Reproduce exactly the lines starting at the line that contains "Reproduce this chart with Altair." and ending at the line that contains "ys = alt.Scale(domain=[8, 405], range=[0, 397])". Omit pictures.

Figure scripts
►

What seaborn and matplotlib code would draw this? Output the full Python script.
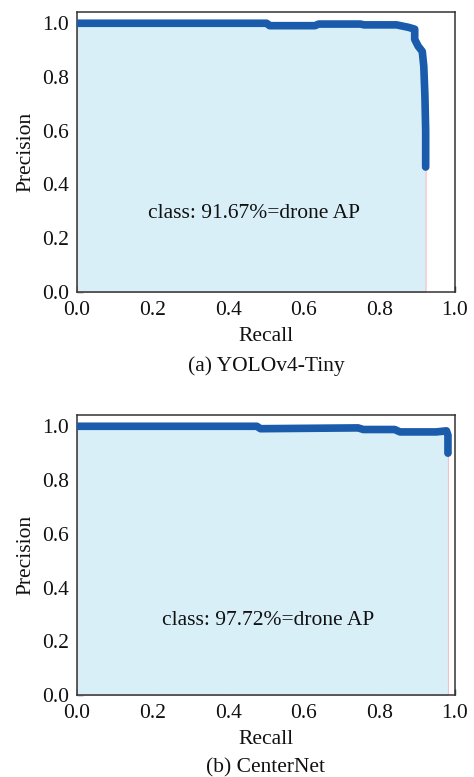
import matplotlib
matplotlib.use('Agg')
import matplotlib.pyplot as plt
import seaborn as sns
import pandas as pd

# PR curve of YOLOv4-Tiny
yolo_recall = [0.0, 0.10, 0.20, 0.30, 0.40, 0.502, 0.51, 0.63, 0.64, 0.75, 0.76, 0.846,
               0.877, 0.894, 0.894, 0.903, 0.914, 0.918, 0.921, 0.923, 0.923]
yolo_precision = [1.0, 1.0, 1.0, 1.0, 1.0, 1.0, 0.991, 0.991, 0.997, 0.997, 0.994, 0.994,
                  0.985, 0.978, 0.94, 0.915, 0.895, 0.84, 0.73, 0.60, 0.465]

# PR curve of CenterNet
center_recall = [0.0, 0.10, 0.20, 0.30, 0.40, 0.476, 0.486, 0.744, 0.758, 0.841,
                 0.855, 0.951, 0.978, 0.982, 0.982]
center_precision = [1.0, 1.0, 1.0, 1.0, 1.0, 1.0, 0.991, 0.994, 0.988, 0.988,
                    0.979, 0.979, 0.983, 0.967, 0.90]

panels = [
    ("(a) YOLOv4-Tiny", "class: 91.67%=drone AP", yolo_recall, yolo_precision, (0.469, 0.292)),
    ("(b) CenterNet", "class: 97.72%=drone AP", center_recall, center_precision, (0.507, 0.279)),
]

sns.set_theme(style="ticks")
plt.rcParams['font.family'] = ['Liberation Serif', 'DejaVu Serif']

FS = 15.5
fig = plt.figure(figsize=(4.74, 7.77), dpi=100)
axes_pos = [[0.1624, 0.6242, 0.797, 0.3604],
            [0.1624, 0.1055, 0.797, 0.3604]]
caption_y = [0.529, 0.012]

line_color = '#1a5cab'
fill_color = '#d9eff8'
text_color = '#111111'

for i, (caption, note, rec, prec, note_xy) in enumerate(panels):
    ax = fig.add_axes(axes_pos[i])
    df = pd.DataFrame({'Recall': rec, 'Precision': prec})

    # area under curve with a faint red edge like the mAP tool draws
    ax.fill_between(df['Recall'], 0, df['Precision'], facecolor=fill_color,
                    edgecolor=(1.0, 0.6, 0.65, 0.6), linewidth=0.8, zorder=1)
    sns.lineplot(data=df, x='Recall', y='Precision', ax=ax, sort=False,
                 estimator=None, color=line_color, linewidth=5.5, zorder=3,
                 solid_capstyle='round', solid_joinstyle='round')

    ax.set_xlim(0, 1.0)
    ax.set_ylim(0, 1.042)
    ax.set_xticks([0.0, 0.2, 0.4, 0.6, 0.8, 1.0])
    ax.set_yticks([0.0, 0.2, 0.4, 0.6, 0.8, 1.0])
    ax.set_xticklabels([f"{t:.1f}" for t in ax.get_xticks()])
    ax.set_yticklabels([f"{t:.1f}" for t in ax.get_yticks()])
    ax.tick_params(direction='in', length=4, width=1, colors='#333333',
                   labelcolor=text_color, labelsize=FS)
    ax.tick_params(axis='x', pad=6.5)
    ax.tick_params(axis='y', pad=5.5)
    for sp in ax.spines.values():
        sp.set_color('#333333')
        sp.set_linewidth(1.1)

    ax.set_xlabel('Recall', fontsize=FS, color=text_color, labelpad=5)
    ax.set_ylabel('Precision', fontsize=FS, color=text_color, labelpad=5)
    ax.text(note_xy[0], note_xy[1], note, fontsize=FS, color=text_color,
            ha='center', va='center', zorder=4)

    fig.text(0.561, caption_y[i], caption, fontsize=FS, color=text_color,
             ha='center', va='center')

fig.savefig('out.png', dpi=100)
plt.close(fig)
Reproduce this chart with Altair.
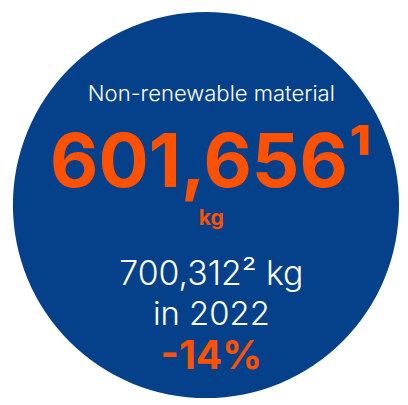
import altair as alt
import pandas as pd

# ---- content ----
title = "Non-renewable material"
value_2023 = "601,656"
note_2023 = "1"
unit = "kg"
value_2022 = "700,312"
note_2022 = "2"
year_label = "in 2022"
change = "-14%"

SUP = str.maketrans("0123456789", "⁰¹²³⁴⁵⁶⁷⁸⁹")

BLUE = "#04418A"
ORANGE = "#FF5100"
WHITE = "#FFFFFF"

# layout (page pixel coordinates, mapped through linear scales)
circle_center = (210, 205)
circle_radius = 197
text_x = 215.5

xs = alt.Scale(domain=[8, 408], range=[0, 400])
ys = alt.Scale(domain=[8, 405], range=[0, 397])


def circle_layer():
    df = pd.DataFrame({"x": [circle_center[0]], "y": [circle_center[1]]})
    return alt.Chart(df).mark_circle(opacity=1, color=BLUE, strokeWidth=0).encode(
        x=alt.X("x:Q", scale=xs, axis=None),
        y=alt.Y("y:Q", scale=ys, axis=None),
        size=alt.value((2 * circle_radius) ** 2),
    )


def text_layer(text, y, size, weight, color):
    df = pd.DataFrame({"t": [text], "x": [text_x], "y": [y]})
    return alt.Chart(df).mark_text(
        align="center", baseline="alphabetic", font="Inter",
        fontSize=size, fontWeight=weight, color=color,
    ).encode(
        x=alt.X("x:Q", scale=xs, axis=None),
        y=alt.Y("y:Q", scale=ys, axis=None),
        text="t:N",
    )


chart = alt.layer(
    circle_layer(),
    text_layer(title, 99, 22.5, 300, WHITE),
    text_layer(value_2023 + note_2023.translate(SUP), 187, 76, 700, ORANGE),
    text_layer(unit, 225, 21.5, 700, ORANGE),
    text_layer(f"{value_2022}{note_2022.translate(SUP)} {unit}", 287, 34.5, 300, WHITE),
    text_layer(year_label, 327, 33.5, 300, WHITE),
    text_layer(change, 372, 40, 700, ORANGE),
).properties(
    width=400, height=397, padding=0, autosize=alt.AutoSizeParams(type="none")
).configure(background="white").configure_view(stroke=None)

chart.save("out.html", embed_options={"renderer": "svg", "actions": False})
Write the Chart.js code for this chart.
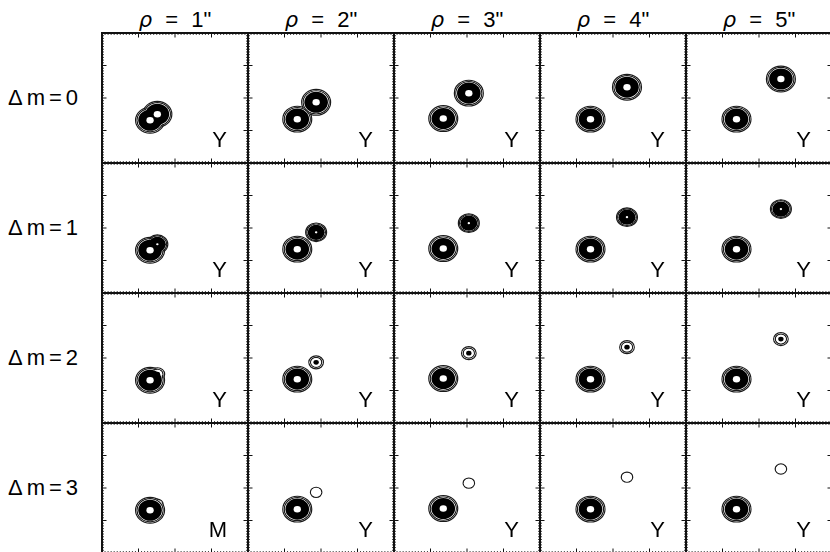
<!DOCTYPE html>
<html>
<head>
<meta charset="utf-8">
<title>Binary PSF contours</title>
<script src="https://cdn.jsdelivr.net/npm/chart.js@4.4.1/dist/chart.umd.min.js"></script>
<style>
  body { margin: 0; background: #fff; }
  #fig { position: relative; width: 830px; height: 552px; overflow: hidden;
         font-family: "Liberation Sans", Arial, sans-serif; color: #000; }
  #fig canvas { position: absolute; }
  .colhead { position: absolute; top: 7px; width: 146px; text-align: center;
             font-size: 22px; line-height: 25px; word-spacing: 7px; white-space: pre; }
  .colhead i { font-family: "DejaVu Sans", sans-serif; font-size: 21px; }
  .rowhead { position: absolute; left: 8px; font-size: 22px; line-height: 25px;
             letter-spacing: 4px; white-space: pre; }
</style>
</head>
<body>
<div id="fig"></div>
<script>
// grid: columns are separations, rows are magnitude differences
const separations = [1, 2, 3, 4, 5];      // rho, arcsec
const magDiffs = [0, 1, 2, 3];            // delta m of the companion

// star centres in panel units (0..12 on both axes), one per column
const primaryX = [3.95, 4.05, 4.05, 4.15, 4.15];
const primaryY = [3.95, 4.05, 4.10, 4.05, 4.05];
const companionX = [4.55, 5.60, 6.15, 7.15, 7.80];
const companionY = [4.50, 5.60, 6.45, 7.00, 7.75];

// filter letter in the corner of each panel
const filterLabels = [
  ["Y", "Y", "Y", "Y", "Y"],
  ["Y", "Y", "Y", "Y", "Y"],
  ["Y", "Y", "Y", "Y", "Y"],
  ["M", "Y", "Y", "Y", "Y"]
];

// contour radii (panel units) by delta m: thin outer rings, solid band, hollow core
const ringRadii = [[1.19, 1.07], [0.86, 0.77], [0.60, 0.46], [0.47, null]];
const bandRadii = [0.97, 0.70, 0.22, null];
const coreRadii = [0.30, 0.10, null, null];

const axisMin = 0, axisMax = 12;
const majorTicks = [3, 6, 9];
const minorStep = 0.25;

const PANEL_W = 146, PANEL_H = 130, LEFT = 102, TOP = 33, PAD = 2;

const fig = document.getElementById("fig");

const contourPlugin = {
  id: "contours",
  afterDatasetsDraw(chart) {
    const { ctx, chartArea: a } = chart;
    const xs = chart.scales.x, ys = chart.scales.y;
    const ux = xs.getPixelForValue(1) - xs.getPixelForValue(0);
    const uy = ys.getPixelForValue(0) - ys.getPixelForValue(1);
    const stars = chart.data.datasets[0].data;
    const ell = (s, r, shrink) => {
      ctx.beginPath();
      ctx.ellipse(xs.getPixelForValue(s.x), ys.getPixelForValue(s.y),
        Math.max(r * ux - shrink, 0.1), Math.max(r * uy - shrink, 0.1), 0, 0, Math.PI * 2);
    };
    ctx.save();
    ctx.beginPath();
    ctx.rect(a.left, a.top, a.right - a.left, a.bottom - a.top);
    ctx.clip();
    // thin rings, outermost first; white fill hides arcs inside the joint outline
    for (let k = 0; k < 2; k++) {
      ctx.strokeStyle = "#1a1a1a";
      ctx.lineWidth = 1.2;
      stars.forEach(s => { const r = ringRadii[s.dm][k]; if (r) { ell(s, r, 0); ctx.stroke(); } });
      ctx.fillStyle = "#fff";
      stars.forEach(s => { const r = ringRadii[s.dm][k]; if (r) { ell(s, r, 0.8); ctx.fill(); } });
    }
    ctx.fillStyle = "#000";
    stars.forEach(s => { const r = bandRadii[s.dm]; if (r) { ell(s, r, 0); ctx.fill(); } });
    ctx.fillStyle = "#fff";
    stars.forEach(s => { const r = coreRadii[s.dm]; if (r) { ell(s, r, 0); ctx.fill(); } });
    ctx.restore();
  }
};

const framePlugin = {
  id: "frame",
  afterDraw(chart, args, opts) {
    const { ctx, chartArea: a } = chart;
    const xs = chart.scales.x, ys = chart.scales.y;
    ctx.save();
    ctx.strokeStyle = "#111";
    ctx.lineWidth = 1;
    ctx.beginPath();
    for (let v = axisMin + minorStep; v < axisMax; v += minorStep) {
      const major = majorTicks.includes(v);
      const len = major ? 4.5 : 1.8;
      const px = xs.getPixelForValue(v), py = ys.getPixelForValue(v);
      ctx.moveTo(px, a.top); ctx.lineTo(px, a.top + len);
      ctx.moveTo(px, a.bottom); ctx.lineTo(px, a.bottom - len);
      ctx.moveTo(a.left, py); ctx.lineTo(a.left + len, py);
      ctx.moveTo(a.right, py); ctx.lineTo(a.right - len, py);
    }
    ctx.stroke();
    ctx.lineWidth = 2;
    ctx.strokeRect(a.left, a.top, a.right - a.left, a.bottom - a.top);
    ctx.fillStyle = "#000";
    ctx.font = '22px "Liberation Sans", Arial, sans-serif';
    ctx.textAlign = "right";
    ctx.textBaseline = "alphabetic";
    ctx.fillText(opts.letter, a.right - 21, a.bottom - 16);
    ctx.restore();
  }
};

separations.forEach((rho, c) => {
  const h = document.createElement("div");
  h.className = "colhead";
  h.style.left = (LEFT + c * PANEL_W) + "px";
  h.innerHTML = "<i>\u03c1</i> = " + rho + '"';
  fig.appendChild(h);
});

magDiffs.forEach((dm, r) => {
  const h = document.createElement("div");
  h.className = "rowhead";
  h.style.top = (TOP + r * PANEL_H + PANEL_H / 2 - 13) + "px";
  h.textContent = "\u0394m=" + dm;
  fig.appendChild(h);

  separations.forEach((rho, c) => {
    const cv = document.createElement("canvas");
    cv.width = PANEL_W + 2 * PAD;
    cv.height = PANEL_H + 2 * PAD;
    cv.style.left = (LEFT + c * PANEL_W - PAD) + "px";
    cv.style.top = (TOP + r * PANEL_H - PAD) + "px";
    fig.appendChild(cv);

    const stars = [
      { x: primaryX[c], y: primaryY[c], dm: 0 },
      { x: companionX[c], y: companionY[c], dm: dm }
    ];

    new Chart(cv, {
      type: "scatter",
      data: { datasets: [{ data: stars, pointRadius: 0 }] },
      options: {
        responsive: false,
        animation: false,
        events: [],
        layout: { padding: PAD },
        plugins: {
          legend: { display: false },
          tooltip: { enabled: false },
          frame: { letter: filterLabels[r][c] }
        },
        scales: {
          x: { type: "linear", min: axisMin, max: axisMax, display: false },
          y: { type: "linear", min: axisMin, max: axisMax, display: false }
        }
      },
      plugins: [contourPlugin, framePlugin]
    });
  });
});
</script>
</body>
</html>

◄

Finished exercise =>
Reproduce this chart with Altair.
import altair as alt
import pandas as pd

# ---- content ----
title = "Non-renewable material"
value_2023 = "601,656"
note_2023 = "1"
unit = "kg"
value_2022 = "700,312"
note_2022 = "2"
year_label = "in 2022"
change = "-14%"

SUP = str.maketrans("0123456789", "⁰¹²³⁴⁵⁶⁷⁸⁹")

BLUE = "#04418A"
ORANGE = "#FF5100"
WHITE = "#FFFFFF"

# layout (page pixel coordinates, mapped through linear scales)
circle_center = (210, 205)
circle_radius = 197
text_x = 215.5

xs = alt.Scale(domain=[8, 408], range=[0, 400])
ys = alt.Scale(domain=[8, 405], range=[0, 397])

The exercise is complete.